The festival would not be half so much fun, however, were it not for an exhaustive itinerary of international specialists unveiling arcane items at strange hours of the day and night. A bracing, midnight vigil on the unyielding pews of St Olave's church provided the evocative ambience for Rachel Podger's candle-lit presentation of Bach's sonatas and partitas for solo violin. The setting was a reminder that the sonatas were spiritual pieces originally performed in church; and her final sprint through the fugue of the C Major Sonata felt thrillingly apposite.
The university concert hall provided a less historic background to the Swiss-based Ensemble 415's programme of Bach concertos. The unexpected humidity of a sodden, Yorkshire July put paid to one of Lars-Ulrik Mortensen's harpsichord strings, which exploded with an almighty crack during a furious passage from the A major harpsichord concerto. He didn't turn a hair. Historically informed performance doesn't come more authentic than this.
Celebrating Bach's centenary is a relatively mainstream activity. The festival, however, is never on better form than in its excursions to the remotest corners of the repertory. Other than Bach, this year's theme is 16th- and 17th-century biblical narrative. Admittedly this sounds a bit dry, and in Stephen Varcoe's stiff, midday recital of Purcell and Blow it came close to positively parched.

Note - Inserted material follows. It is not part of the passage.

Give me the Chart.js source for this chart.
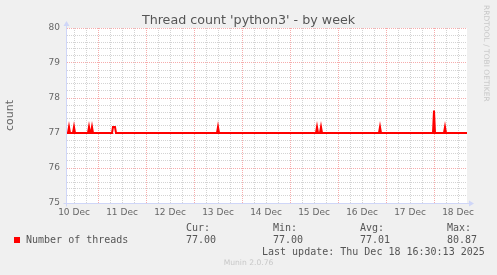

But lutenist Anthony Rooley's evening, the Phoenix Rising, demonstrated that this little-known repertory still shows signs of life and even an unexpected grain of humour. With distinguished contributions from soprano Evelyn Tubb and mezzo Lucy Ballard, Rooley directed a ravishing election of religious mini-dramas, including the first modern performance of John Weldon's elegantly rococo Dissolution, the singers performing from memory and perambulating through the isles to striking effect.